O registro segue informando que “pidieron los Infieles socorro a los portugueses, y estos se lo dieron”, resultando em mais cinco dias de combate, vencido pela milícia formada pelo governador de Buenos Aires. O objetivo do relato é mostrar “a que peligros está expuesta esta nueva Cristiandad”, principalmente devido à frágil defesa dos povoados, constatando que estas “violencias dañan, lo que no es decible, a la conversión de estos Pueblos”. Frente a isso, havia o receio de que os índios reduzidos pudessem fugir e se distanciar do projeto catequético, comprovando a condição movediça da dualidade fiel/infiel: “la inquietud continua en que viven los desparrama por los bosques y montarías, y será imposible detenerlos en los lugares, en que con tanta fatiga los hemos juntado, si no se les procura tranquilidad y sosiego” (BURGES, 1966, f. 244-245).
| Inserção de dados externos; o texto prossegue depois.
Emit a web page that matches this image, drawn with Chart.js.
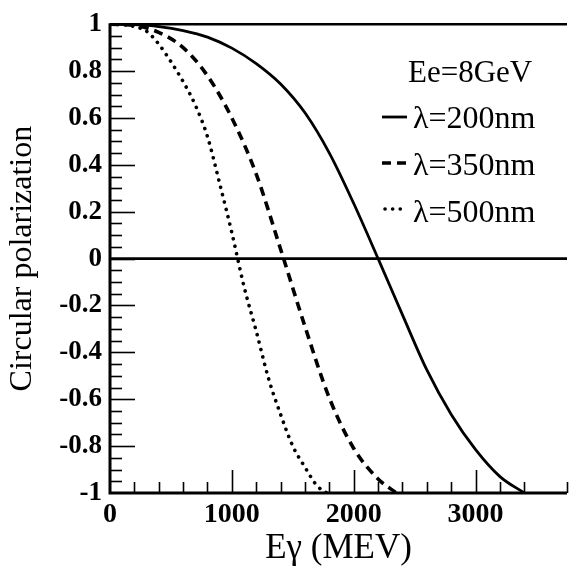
<!DOCTYPE html>
<html>
<head>
<meta charset="utf-8">
<script src="https://cdn.jsdelivr.net/npm/chart.js@4/dist/chart.umd.min.js"></script>
<style>
html,body{margin:0;padding:0;background:#fff;overflow:hidden;}
canvas{display:block;}
</style>
</head>
<body>
<canvas id="c" width="572" height="570"></canvas>
<script>
// ---- data ----
const seriesNames = ["\u03bb=200nm", "\u03bb=350nm", "\u03bb=500nm"];
const headerText = "Ee=8GeV";
const xTitle = "E\u03b3 (MEV)";
const yTitle = "Circular polarization";

const energy200 = [0, 200, 400, 600, 800, 1000, 1200, 1400, 1600, 1800, 2000, 2200, 2400, 2600, 2800, 3000, 3200, 3400];
const pol200    = [1, 0.998, 0.99, 0.973, 0.945, 0.898, 0.832, 0.745, 0.622, 0.45, 0.235, 0, -0.24, -0.475, -0.665, -0.815, -0.93, -1];

const energy350 = [0, 200, 400, 600, 800, 1000, 1200, 1400, 1600, 1800, 2000, 2200, 2350];
const pol350    = [1, 0.995, 0.965, 0.9, 0.78, 0.6, 0.36, 0.04, -0.29, -0.595, -0.81, -0.94, -1];

const energy500 = [0, 100, 200, 300, 400, 500, 600, 700, 800, 900, 1000, 1100, 1200, 1300, 1400, 1500, 1600, 1700, 1780];
const pol500    = [1, 0.998, 0.99, 0.97, 0.915, 0.84, 0.755, 0.655, 0.52, 0.32, 0.11, -0.12, -0.31, -0.51, -0.665, -0.80, -0.89, -0.97, -1];

const xMin = 0, xMax = 3750, xMinorStep = 200, xMajorStep = 1000;
const yMin = -1, yMax = 1, yMinorStep = 0.05, yMajorStep = 0.2;

function pairs(xs, ys){ return xs.map((x,i)=>({x:x, y:ys[i]})); }
function isMajor(v, step){ const r = v/step; return Math.abs(r - Math.round(r)) < 1e-6; }

const SERIF = "'Liberation Serif', 'Times New Roman', serif";

const frame = {
  id: 'frame',
  beforeDatasetsDraw(chart){
    const {ctx, chartArea:a, scales:{y}} = chart;
    ctx.save();
    ctx.strokeStyle = '#000';
    ctx.lineWidth = 2.6;
    const y0 = y.getPixelForValue(0);
    ctx.beginPath(); ctx.moveTo(a.left, y0); ctx.lineTo(a.right, y0); ctx.stroke();
    ctx.restore();
  },
  afterDatasetsDraw(chart){
    const {ctx, chartArea:a, scales:{x, y}} = chart;
    ctx.save();
    ctx.strokeStyle = '#000';
    ctx.lineCap = 'butt';
    ctx.lineWidth = 2.6;
    ctx.beginPath(); ctx.moveTo(a.left, a.top); ctx.lineTo(a.right, a.top); ctx.stroke();
    ctx.lineWidth = 3;
    ctx.beginPath(); ctx.moveTo(a.left, a.top-1); ctx.lineTo(a.left, a.bottom); ctx.lineTo(a.right, a.bottom); ctx.stroke();
    ctx.lineWidth = 1.6;
    x.ticks.forEach(t => {
      if (t.value <= xMin) return;
      const px = Math.round(x.getPixelForValue(t.value)) + 0.5;
      const len = isMajor(t.value, xMajorStep) ? 23 : 11;
      ctx.beginPath(); ctx.moveTo(px, a.bottom); ctx.lineTo(px, a.bottom - len); ctx.stroke();
    });
    y.ticks.forEach(t => {
      if (t.value <= yMin + 1e-9 || t.value >= yMax - 1e-9) return;
      const py = Math.round(y.getPixelForValue(t.value)) + 0.5;
      const len = isMajor(t.value, yMajorStep) ? 25 : 12;
      ctx.beginPath(); ctx.moveTo(a.left, py); ctx.lineTo(a.left + len, py); ctx.stroke();
    });
    ctx.restore();
  },
  afterDraw(chart){
    const {ctx} = chart;
    ctx.save();
    ctx.fillStyle = '#000';
    ctx.font = "31px " + SERIF;
    ctx.textBaseline = 'alphabetic';
    ctx.textAlign = 'left';
    ctx.fillText(headerText, 408, 82);
    ctx.font = "32px " + SERIF;
    const baselines = [128, 175, 222];
    const sampleY = [117, 163, 209];
    chart.data.datasets.forEach((ds, i) => {
      ctx.fillText(seriesNames[i], 413, baselines[i]);
      ctx.save();
      ctx.strokeStyle = '#000';
      ctx.lineWidth = ds.borderWidth;
      ctx.lineCap = ds.borderCapStyle || 'butt';
      ctx.setLineDash(ds.borderDash || []);
      ctx.beginPath();
      if (i === 2) { ctx.moveTo(385, sampleY[i]); ctx.lineTo(403, sampleY[i]); }
      else { ctx.moveTo(382, sampleY[i]); ctx.lineTo(407, sampleY[i]); }
      ctx.stroke();
      ctx.restore();
    });
    ctx.restore();
  }
};

new Chart(document.getElementById('c'), {
  type: 'line',
  data: {
    datasets: [
      { label: seriesNames[0], data: pairs(energy200, pol200), borderColor: '#000', borderWidth: 2.8,
        borderDash: [], borderCapStyle: 'butt', pointRadius: 0, cubicInterpolationMode: 'monotone', fill: false },
      { label: seriesNames[1], data: pairs(energy350, pol350), borderColor: '#000', borderWidth: 3.6,
        borderDash: [9, 6], borderCapStyle: 'butt', pointRadius: 0, cubicInterpolationMode: 'monotone', fill: false },
      { label: seriesNames[2], data: pairs(energy500, pol500), borderColor: '#000', borderWidth: 3.6,
        borderDash: [0.1, 7.5], borderCapStyle: 'round', pointRadius: 0, cubicInterpolationMode: 'monotone', fill: false }
    ]
  },
  options: {
    responsive: false,
    devicePixelRatio: 1,
    animation: false,
    layout: { padding: { top: 22, right: 1, left: 0, bottom: 0 } },
    plugins: { legend: { display: false }, tooltip: { enabled: false } },
    scales: {
      x: {
        type: 'linear', min: xMin, max: xMax,
        border: { display: false },
        grid: { display: false, drawTicks: false },
        ticks: {
          stepSize: xMinorStep, autoSkip: false, maxRotation: 0, padding: 5,
          color: '#000', font: { family: SERIF, size: 28, weight: 'bold' },
          callback: v => isMajor(v, xMajorStep) ? String(v) : ''
        },
        title: { display: true, text: xTitle, color: '#000',
          font: { family: SERIF, size: 35, lineHeight: 1 }, padding: { top: 0, bottom: 4 } },
        afterFit: s => { s.height = 77; }
      },
      y: {
        type: 'linear', min: yMin, max: yMax,
        border: { display: false },
        grid: { display: false, drawTicks: false },
        ticks: {
          stepSize: yMinorStep, autoSkip: false, padding: 8,
          color: '#000', font: { family: SERIF, size: 27, weight: 'bold' },
          callback: v => isMajor(v, yMajorStep) ? String(Math.round(v*10)/10) : ''
        },
        title: { display: true, text: yTitle, color: '#000',
          font: { family: SERIF, size: 32, lineHeight: 1 }, padding: { top: 7, bottom: 0 } },
        afterFit: s => { s.width = 110; }
      }
    }
  },
  plugins: [frame]
});
</script>
</body>
</html>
Outra questão apontada por Francisco de Burges em seu Memorial é a facilidade com que alianças oportunistas são realizadas pelos índios infiéis - nesse caso, com os portugueses. Esse é um aspecto que será pauta de muitos outros registros, pois havia uma recorrência de casos em que indígenas conseguiam estabelecer relações temporárias para fins imediatos, como ataques às reduções, roubos de animais em estâncias ou trocas ilegais, de onde “sacan de ellos alfanjes, espadas y otras armas, en cambio de sus caballos” (BURGES, 1966, f. 244). Por outro lado, observa-se também o rompimento da suposta paz que reinava entre as nações e a organização de corpos de combate por parte das autoridades civis do lado espanhol. São aspectos que se repetirão de diferentes formas ao longo da primeira quinzena do século XVIII.
Em janeiro de 1708, o juiz Alonso Juan de Valdés e Inclán apresentou os Autos realizados contra os infiéis para que devolvessem as famílias e o gado roubado (VALDÉS E INCLÁN, 1708). Logo a seguir, temos as reclamações dos missionários pela demora das autoridades civis e eclesiásticas em cumprir com os castigos determinados aos infiéis, que culminaram no Tratado de Paz firmado com os indígenas Charruas (MEDRANO, 1708). Por fim, temos a expedição comandada pelo Mestre de Campo Francisco García Piedrabuena (1716) organizada em função do incumprimento dos grupos pampianos das cláusulas anteriormente firmadas. Nos dois primeiros registros, evidencia-se a ousadia dos grupos não cristianizados contra os povoados de índios missioneiros, em que roubos de gado e cavalos e sequestro de mulheres e crianças tornavam-se cada vez mais frequentes.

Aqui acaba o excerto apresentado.